The exercise
Print the lines of the listing below verbatim from its first line through the line bearing "-2.10, -1.50, -0.67]". Any pictures are to be omitted.

Recorded data
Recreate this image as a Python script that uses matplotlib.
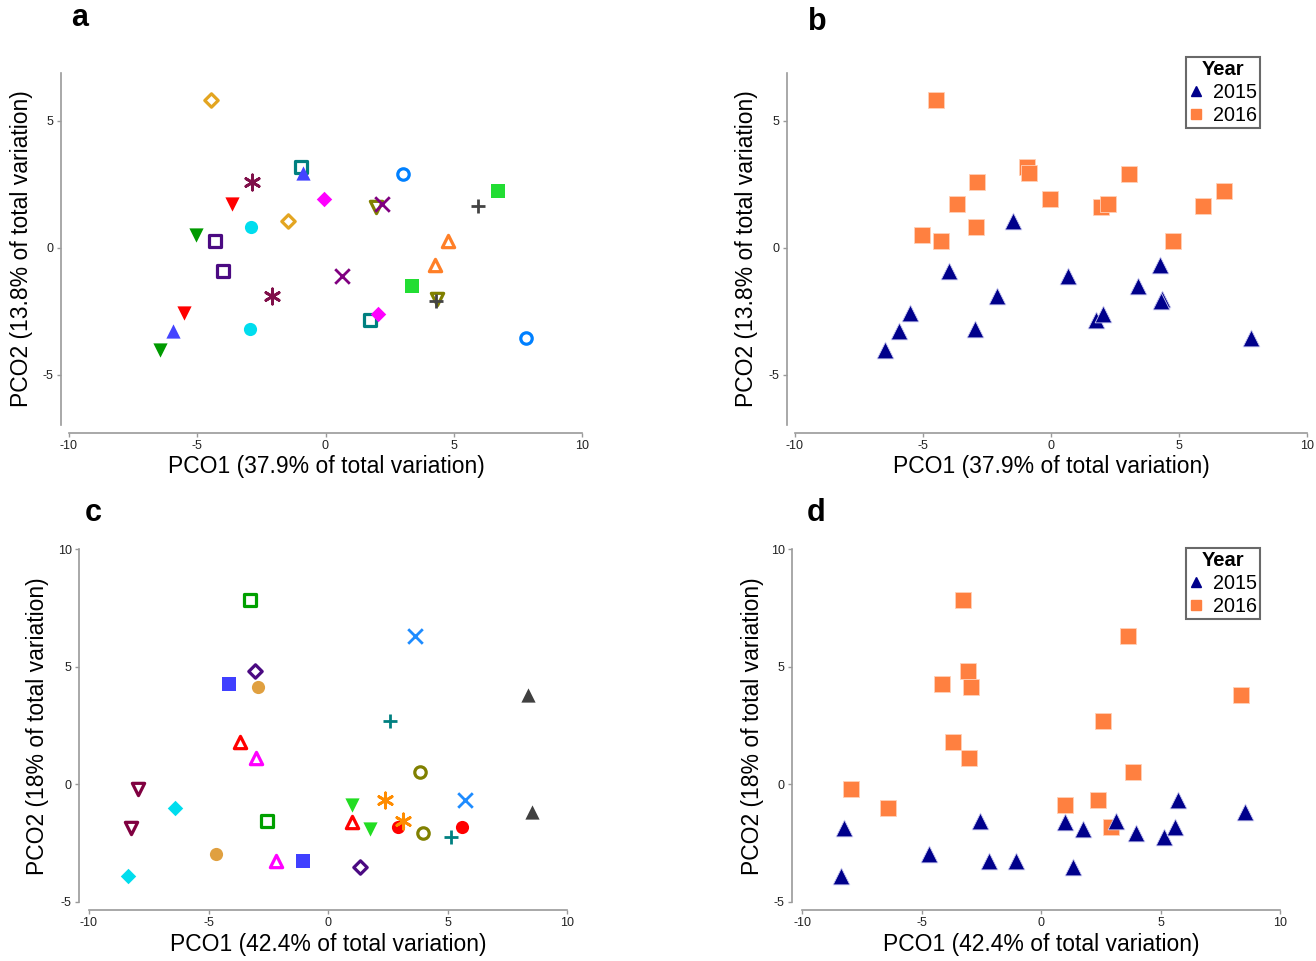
import matplotlib
matplotlib.use("Agg")
import matplotlib.pyplot as plt
from matplotlib.lines import Line2D

plt.rcParams['font.family'] = ['Liberation Sans', 'DejaVu Sans']
plt.rcParams['axes.unicode_minus'] = False

# ---------------- data ----------------
# Panels a/b (PCO1 37.9%, PCO2 13.8%) : 15 sites, 2016 and 2015 positions
a_x_2016 = [-4.48, -0.94, -0.86, -2.88, -3.66, -2.92, -5.03, -4.29, -0.04, 1.95, 2.22, 3.04, 5.93, 6.74, 4.76]
a_y_2016 = [5.81, 3.20, 2.96, 2.61, 1.74, 0.83, 0.51, 0.28, 1.94, 1.62, 1.74, 2.92, 1.66, 2.25, 0.28]
a_x_2015 = [-1.48, 1.75, -5.93, -2.10, -5.50, -2.96, -6.47, -3.98, 2.03, 4.33, 0.66, 7.80, 4.29, 3.39, 4.25]
a_y_2015 = [1.07, -2.85, -3.28, -1.90, -2.57, -3.20, -4.03, -0.91, -2.60, -2.00, -1.10, -3.56, -2.10, -1.50, -0.67]

# Panels c/d (PCO1 42.4%, PCO2 18%) : 15 sites, 2016 and 2015 positions
c_x_2016 = [-3.26, 3.64, -3.05, -4.14, -2.93, 8.37, 2.59, -3.68, -3.01, 3.85, -7.95, -6.40, 1.00, 2.38, 2.93]
c_y_2016 = [7.84, 6.31, 4.83, 4.28, 4.15, 3.81, 2.71, 1.78, 1.14, 0.51, -0.21, -1.02, -0.89, -0.68, -1.82]
c_x_2015 = [-2.55, 5.73, 1.34, -1.05, -4.69, 8.54, 5.15, 1.00, -2.18, 3.97, -8.24, -8.37, 1.76, 3.14, 5.60]
c_y_2015 = [-1.57, -0.68, -3.52, -3.26, -2.97, -1.19, -2.25, -1.61, -3.26, -2.08, -1.86, -3.90, -1.90, -1.57, -1.82]

years = ["2015", "2016"]
xlabel_ab = "PCO1 (37.9% of total variation)"
ylabel_ab = "PCO2 (13.8% of total variation)"
xlabel_cd = "PCO1 (42.4% of total variation)"
ylabel_cd = "PCO2 (18% of total variation)"
xticks = [-10, -5, 0, 5, 10]
yticks_ab = [-5, 0, 5]
yticks_cd = [-5, 0, 5, 10]

# ---------------- styles ----------------
# (marker, color, filled)
style_a = [
    ("D", "#E3A521", False), ("s", "#008080", False), ("^", "#4444FF", True),
    ((6, 2, 0), "#80104A", True), ("v", "#FF0000", True), ("o", "#00DDEE", True),
    ("v", "#009A00", True), ("s", "#4B0A82", False), ("D", "#FF00FF", True),
    ("v", "#808000", False), ("x", "#800080", True), ("o", "#0080FF", False),
    ("+", "#444444", True), ("s", "#22DD33", True), ("^", "#FF7F27", False),
]
style_c = [
    ("s", "#00A000", False), ("x", "#1E8CFF", True), ("D", "#4B0A82", False),
    ("s", "#4040FF", True), ("o", "#E0A040", True), ("^", "#404040", True),
    ("+", "#008080", True), ("^", "#FF0000", False), ("^", "#FF00FF", False),
    ("o", "#808000", False), ("v", "#800040", False), ("D", "#00DDEE", True),
    ("v", "#22DD22", True), ((6, 2, 0), "#FF8C00", True), ("o", "#FF0000", True),
]
navy = "#00008B"
orange = "#FF8040"

W, H = 1316, 961
fig = plt.figure(figsize=(W / 100, H / 100), dpi=100)


def px_axes(left, right, top, bottom):
    return fig.add_axes([left / W, 1 - bottom / H, (right - left) / W, (bottom - top) / H])


def style_axes(ax, ylim, yticks, left_off, bottom_off):
    ax.set_xlim(-10, 10)
    ax.set_ylim(*ylim)
    ax.set_xticks(xticks)
    ax.set_yticks(yticks)
    for s in ("top", "right"):
        ax.spines[s].set_visible(False)
    ax.spines["left"].set_position(("outward", left_off))
    ax.spines["bottom"].set_position(("outward", bottom_off))
    for s in ("left", "bottom"):
        ax.spines[s].set_color("#9a9a9a")
        ax.spines[s].set_linewidth(1.2)
    ax.tick_params(direction="out", length=3, width=1, color="#9a9a9a",
                   labelsize=9, labelcolor="#222222", pad=2)
    ax.patch.set_alpha(0)


def sizes(marker, filled):
    if marker == "D":
        return 62
    if marker in ("x", "+"):
        return 110
    if isinstance(marker, tuple):
        return 120
    if marker in ("^", "v"):
        return 105
    return 90


def draw_sites(ax, xs_list, ys_list, styles):
    for xs, ys in zip(xs_list, ys_list):
        for x, y, (m, c, filled) in zip(xs, ys, styles):
            s = sizes(m, filled)
            if m in ("x", "+") or isinstance(m, tuple):
                ax.scatter([x], [y], marker=m, s=s, color=c, linewidths=2.0, zorder=3)
            elif filled:
                ax.scatter([x], [y], marker=m, s=s, color=c, linewidths=0, zorder=3)
            else:
                ax.scatter([x], [y], marker=m, s=s * 0.75, facecolors="white",
                           edgecolors=c, linewidths=2.3, zorder=3)


def draw_years(ax, x15, y15, x16, y16):
    ax.scatter(x16, y16, marker="s", s=120, color=orange, edgecolors="#ffd0b8",
               linewidths=0.6, zorder=3)
    ax.scatter(x15, y15, marker="^", s=145, color=navy, edgecolors="#c8c8f0",
               linewidths=0.6, zorder=4)


def add_legend(ax, anchor):
    handles = [
        Line2D([], [], marker="^", color=navy, linestyle="none", markersize=7),
        Line2D([], [], marker="s", color=orange, linestyle="none", markersize=6.5),
    ]
    leg = ax.legend(handles, years, title="Year", loc="upper right",
                    bbox_to_anchor=anchor, bbox_transform=fig.transFigure,
                    frameon=True, fancybox=False, fontsize=14.2,
                    title_fontproperties={"weight": "bold", "size": 14.5},
                    handlelength=0.7, handletextpad=0.5, borderpad=0.15,
                    labelspacing=0.2, borderaxespad=0)
    leg.get_frame().set_edgecolor("#444444")
    leg.get_frame().set_linewidth(1.5)


# Panel a
ax_a = px_axes(69, 582, 73, 425)
style_axes(ax_a, (-6.97, 6.89), yticks_ab, 6, 6)
draw_sites(ax_a, [a_x_2016, a_x_2015], [a_y_2016, a_y_2015], style_a)

# Panel b
ax_b = px_axes(795, 1307, 73, 425)
style_axes(ax_b, (-6.97, 6.89), yticks_ab, 6, 6)
draw_years(ax_b, a_x_2015, a_y_2015, a_x_2016, a_y_2016)
add_legend(ax_b, (1260 / W, 1 - 57 / H))

# Panel c
ax_c = px_axes(89, 567, 549, 902)
style_axes(ax_c, (-5, 10), yticks_cd, 7.5, 6)
draw_sites(ax_c, [c_x_2016, c_x_2015], [c_y_2016, c_y_2015], style_c)

# Panel d
ax_d = px_axes(802, 1280, 549, 902)
style_axes(ax_d, (-5, 10), yticks_cd, 7.5, 6)
draw_years(ax_d, c_x_2015, c_y_2015, c_x_2016, c_y_2016)
add_legend(ax_d, (1260 / W, 1 - 548 / H))

# axis labels
lab_fs = 16.5
for (xc, yc, txt) in [(326, 467, xlabel_ab), (1051, 467, xlabel_ab),
                      (328, 945, xlabel_cd), (1041, 945, xlabel_cd)]:
    fig.text(xc / W, 1 - yc / H, txt, ha="center", va="center", fontsize=lab_fs)
for (xc, yc, txt) in [(22, 249, ylabel_ab), (747, 249, ylabel_ab),
                      (38, 726, ylabel_cd), (753, 726, ylabel_cd)]:
    fig.text(xc / W, 1 - yc / H, txt, ha="center", va="center", rotation=90, fontsize=lab_fs)

# panel letters
for (xc, yc, txt) in [(80, 18, "a"), (817, 22, "b"), (93, 513, "c"), (816, 513, "d")]:
    fig.text(xc / W, 1 - yc / H, txt, ha="center", va="center", fontsize=22, fontweight="bold")

fig.savefig("out.png", dpi=100)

Task output
Recreate this image as a Python script that uses matplotlib.
import matplotlib
matplotlib.use("Agg")
import matplotlib.pyplot as plt
from matplotlib.lines import Line2D

plt.rcParams['font.family'] = ['Liberation Sans', 'DejaVu Sans']
plt.rcParams['axes.unicode_minus'] = False

# ---------------- data ----------------
# Panels a/b (PCO1 37.9%, PCO2 13.8%) : 15 sites, 2016 and 2015 positions
a_x_2016 = [-4.48, -0.94, -0.86, -2.88, -3.66, -2.92, -5.03, -4.29, -0.04, 1.95, 2.22, 3.04, 5.93, 6.74, 4.76]
a_y_2016 = [5.81, 3.20, 2.96, 2.61, 1.74, 0.83, 0.51, 0.28, 1.94, 1.62, 1.74, 2.92, 1.66, 2.25, 0.28]
a_x_2015 = [-1.48, 1.75, -5.93, -2.10, -5.50, -2.96, -6.47, -3.98, 2.03, 4.33, 0.66, 7.80, 4.29, 3.39, 4.25]
a_y_2015 = [1.07, -2.85, -3.28, -1.90, -2.57, -3.20, -4.03, -0.91, -2.60, -2.00, -1.10, -3.56, -2.10, -1.50, -0.67]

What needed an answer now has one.